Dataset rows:

-- begin --

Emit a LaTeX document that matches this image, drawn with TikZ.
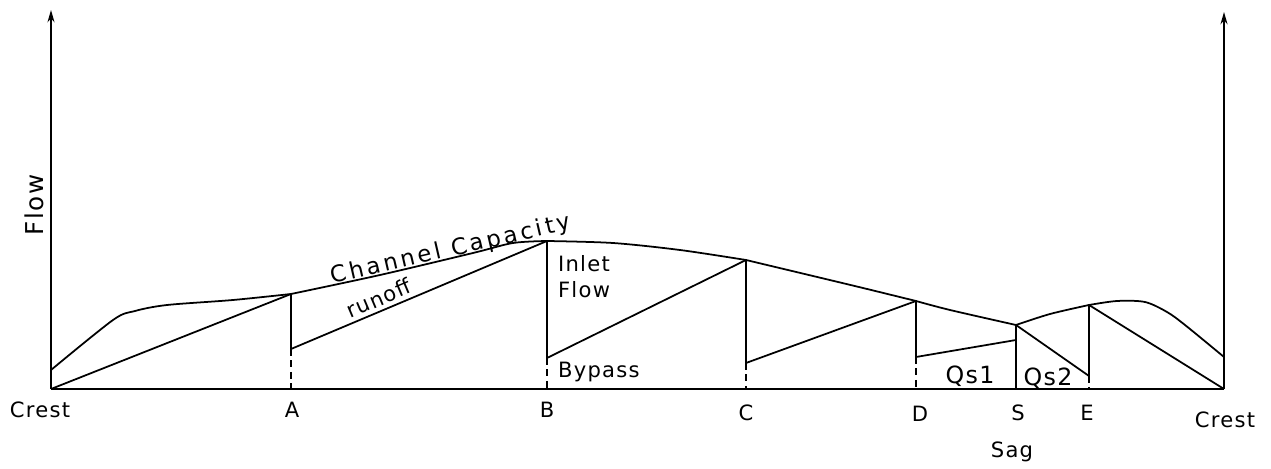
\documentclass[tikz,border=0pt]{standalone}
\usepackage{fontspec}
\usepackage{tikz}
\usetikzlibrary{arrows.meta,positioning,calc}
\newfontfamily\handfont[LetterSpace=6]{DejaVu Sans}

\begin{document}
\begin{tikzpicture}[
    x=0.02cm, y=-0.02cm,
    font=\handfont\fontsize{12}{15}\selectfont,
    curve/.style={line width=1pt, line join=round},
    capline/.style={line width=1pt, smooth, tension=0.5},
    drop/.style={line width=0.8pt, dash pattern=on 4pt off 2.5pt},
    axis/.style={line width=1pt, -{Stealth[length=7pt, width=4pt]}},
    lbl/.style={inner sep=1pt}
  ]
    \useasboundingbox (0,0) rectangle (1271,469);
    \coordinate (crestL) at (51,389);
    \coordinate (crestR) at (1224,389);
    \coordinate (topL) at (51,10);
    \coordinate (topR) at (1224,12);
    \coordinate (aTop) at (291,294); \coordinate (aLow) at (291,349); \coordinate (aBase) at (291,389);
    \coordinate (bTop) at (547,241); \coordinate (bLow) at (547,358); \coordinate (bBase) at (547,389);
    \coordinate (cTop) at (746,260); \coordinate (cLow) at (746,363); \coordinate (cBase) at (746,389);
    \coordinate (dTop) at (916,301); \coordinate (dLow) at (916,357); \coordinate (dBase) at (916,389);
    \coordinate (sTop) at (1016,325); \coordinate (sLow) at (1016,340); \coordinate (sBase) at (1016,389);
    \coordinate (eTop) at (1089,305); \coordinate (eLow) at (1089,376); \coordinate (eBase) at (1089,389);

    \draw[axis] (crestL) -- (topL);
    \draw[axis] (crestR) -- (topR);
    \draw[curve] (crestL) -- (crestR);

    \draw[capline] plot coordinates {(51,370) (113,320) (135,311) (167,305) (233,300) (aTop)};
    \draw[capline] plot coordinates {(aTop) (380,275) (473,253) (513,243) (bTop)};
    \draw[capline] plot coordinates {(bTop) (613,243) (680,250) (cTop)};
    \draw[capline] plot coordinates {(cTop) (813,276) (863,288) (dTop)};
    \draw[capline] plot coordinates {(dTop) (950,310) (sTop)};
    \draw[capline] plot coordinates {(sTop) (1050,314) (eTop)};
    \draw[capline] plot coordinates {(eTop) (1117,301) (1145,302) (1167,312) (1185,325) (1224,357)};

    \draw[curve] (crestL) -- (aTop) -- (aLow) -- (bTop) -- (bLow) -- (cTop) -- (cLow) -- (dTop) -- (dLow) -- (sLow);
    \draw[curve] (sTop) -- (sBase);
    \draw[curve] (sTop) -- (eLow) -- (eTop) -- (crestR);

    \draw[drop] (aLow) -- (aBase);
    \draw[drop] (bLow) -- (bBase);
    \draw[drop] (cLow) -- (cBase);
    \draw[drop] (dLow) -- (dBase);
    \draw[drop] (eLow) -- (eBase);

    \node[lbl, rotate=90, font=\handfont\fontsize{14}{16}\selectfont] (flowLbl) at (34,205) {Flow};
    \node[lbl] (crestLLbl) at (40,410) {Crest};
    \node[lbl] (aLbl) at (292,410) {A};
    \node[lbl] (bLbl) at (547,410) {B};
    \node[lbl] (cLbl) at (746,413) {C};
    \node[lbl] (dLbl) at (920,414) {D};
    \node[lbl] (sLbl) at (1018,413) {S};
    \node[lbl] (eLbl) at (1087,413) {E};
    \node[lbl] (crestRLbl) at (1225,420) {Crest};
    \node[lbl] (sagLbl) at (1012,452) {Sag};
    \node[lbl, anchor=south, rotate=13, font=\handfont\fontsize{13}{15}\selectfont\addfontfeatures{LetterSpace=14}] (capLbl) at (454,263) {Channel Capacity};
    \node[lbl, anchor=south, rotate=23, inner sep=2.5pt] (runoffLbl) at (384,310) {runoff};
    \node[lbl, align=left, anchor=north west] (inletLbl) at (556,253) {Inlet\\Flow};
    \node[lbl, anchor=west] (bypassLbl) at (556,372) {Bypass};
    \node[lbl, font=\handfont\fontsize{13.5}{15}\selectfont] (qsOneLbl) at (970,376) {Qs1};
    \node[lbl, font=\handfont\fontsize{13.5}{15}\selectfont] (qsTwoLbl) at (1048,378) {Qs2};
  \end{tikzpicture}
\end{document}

-- end --
-- begin --

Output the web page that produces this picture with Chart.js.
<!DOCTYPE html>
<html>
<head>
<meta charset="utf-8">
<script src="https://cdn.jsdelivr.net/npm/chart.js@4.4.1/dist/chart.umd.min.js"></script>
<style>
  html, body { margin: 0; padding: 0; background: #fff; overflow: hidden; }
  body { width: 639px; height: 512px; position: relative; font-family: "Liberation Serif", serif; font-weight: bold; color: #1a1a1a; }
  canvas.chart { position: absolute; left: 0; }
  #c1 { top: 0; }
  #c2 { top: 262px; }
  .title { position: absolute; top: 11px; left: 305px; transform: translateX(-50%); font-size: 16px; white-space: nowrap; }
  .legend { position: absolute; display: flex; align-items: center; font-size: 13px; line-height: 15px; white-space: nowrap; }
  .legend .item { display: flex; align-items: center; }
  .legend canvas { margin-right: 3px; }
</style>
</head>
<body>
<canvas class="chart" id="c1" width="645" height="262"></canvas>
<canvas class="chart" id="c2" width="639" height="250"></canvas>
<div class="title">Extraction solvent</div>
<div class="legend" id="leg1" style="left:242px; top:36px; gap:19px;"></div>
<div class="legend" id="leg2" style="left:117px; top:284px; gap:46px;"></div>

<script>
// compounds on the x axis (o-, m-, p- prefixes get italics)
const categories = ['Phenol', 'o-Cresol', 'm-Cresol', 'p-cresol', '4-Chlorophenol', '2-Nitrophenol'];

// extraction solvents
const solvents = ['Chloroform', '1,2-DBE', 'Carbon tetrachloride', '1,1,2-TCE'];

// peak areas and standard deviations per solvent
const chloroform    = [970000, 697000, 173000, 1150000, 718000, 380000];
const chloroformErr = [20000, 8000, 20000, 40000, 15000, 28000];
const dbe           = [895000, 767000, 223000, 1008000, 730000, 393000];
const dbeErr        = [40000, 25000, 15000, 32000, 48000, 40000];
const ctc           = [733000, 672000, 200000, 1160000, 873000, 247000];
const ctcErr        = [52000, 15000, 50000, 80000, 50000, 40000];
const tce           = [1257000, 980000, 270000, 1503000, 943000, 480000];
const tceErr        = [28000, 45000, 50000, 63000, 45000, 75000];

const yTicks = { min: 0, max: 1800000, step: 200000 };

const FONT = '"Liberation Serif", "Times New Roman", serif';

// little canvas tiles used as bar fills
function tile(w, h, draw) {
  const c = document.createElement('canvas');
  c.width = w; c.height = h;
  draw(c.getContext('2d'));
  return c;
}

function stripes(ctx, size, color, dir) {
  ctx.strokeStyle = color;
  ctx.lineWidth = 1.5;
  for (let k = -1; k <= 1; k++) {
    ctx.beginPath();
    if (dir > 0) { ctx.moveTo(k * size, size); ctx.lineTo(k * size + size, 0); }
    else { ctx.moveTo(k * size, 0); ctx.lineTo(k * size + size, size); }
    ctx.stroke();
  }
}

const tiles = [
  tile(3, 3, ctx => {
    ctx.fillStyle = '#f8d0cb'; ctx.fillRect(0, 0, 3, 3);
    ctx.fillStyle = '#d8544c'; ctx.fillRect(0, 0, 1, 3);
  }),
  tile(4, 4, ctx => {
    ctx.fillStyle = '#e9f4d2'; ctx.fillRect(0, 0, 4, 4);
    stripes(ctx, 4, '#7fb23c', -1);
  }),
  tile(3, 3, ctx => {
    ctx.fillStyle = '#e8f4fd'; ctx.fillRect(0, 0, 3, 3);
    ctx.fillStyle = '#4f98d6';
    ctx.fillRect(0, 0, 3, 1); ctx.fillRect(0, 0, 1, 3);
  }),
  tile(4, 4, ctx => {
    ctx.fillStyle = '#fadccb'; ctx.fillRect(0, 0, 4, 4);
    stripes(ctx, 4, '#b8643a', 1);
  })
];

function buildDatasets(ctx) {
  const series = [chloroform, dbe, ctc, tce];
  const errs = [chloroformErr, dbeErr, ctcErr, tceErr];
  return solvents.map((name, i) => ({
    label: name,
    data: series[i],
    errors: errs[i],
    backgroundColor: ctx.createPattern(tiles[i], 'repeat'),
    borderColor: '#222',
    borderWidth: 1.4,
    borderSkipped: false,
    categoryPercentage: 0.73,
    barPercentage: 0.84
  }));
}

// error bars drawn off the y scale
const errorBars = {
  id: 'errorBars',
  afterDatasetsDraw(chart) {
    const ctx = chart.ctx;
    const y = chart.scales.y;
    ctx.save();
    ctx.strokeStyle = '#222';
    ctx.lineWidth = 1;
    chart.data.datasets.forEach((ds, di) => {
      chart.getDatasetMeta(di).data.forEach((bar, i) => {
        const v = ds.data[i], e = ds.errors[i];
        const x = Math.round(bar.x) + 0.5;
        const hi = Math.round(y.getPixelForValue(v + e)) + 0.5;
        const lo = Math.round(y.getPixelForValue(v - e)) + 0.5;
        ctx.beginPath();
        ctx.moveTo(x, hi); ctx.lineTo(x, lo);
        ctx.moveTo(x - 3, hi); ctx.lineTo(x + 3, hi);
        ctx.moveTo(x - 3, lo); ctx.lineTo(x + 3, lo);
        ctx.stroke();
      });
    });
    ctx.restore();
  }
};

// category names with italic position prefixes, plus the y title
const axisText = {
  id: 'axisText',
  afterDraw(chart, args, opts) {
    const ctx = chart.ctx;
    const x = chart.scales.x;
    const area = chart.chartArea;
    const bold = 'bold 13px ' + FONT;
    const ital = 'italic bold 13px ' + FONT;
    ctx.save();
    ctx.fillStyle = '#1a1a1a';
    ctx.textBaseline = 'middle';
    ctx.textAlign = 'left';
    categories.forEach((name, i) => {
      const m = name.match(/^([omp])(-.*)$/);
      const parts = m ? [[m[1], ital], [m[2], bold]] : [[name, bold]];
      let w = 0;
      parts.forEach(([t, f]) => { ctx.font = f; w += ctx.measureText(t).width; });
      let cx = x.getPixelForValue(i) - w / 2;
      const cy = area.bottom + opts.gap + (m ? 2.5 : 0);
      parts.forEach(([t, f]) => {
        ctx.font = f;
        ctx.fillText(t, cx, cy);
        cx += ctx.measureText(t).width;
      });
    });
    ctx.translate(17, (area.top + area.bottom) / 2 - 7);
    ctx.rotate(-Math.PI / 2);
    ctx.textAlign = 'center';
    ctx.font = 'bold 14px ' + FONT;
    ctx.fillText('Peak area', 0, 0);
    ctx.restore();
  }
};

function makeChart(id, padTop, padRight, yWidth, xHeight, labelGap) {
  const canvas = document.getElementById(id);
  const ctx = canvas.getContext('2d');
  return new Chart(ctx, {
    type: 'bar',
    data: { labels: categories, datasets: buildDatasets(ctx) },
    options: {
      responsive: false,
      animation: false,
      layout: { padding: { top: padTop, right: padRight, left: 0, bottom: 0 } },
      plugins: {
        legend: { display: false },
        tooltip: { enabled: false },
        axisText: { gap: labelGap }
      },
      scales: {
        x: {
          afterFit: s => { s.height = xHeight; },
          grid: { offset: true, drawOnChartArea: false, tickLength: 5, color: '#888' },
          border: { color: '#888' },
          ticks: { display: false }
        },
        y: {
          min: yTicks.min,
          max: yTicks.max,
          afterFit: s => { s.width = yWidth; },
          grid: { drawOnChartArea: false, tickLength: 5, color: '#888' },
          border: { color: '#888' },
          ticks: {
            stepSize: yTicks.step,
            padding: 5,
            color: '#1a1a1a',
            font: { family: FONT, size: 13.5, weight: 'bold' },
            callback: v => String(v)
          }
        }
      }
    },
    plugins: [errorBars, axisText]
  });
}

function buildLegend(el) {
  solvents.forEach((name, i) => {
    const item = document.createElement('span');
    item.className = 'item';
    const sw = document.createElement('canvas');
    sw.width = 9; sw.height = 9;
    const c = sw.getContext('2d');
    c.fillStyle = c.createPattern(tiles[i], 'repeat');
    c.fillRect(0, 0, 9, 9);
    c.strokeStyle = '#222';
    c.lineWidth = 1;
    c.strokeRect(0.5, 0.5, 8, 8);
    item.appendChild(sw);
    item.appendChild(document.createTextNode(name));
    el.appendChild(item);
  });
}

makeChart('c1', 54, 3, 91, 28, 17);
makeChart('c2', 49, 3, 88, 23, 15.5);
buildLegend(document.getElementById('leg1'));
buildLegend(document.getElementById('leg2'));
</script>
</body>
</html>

-- end --

TASK TO COMPLETE:
Identify each line containing the string "drawn" and copy it out.

RESPONSE:
Emit a LaTeX document that matches this image, drawn with TikZ.
// error bars drawn off the y scale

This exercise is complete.